Why should individuals mobilize data they have acquired? it will draw attention to their work, attention that may lead to initiation of new, productive interactions. It will also help them document the value of their work to their funding agencies, it be an employer, a government agency, or a non-government agency. It will also help their funding sources show the value of what they are funding. An additional reason is that many of the top-ranked journal require authors to make their data available. As one step to making it easier to develop a comprehensive view of your contributions see what you do, register for and use an ORCID in all your research activities (see http://ORCID.org). These will become of increasing value as more databases enable their use.

Examples

  • The citation below uses the format recommended by GBIF for a download on December 8. The link takes a user to data on the search terms used and, importantly, which institutions and organizations provided the records it contains.

GBIF.org (8th December 2016) GBIF Occurrence Download http://doi.org/10.15468/dl.mqfuje

  • Symbiota does not, as yet, enable providing a download with a DOI. The format suggested is:

OpenHerbarium.org (4 January 2018). Somaliland Checklist. http://openherbarium.org/portal/checklists/checklist.php?cl=6&pid=4.

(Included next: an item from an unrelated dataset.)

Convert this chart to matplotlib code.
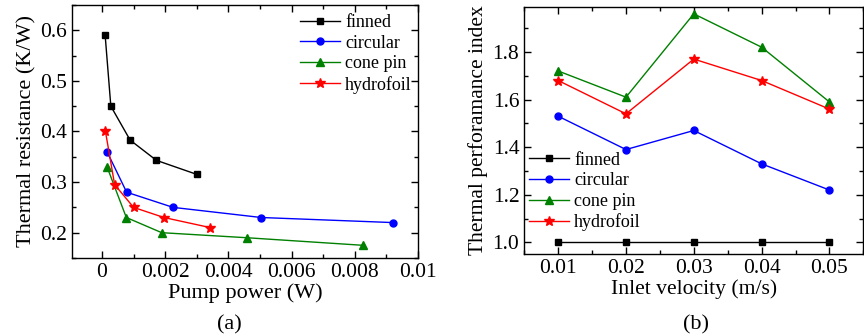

Intermountainbiota.org (4 January 2018). Taxon page for Tragopogon dubius. http://intermountainbiota.org/portal/taxa/index.php?taxon=Taraxacum%20officinale

Discussion questions

Biodiversity

What different kinds of biological organism are represented in your classroom? The area where you eat? Your food? In the market or food stores where you shop most often

What different kinds of organism are present in the human gut? Which is the most abundant kind? How do they affect human health?

Data

Data need to be gathered with a purpose in mind. Discuss the data needed to answer the following questions. You may wish to narrow the question by, for example, by making it refer to a particular locality or time.

  1. How many people have a cell phone?
  2. Are there more insects walking across a 1 metre square plot of soil at noon than at 8am?
  3. How many 10yr old children can read books written in their own language?
  4. How many entering college students have used a computer-based spreadsheet?
  5. How does the weight of a goat change as it grows older?

Mobilization

What data sources on the web do you use most frequently? Explain how you use them/

What data would you like to be find on the web that do not appear to be there at present? How would you use the data if it were available?

Visualization

Find at least 10 examples of data visualization in different resources (consider newspapers, text books, advertisements as well as the web). Select the three you consider best and explain what you like about them.

Find about five papers in your field that present data and discuss whether the presentation could be improved by more, or different, visualizations. Do not just say yes, visualization would make it easier for others to understand the data; explain HOW it should be visualized. At this point, do not worry about how to do what you propose. Think about what would make for a more effective presentation. Hint: Start by asking why the data were presented? What point was the author trying to make?

Responsibilities

List some sets of data that interest you. Explain why you find them interesting and how you would they should be cited.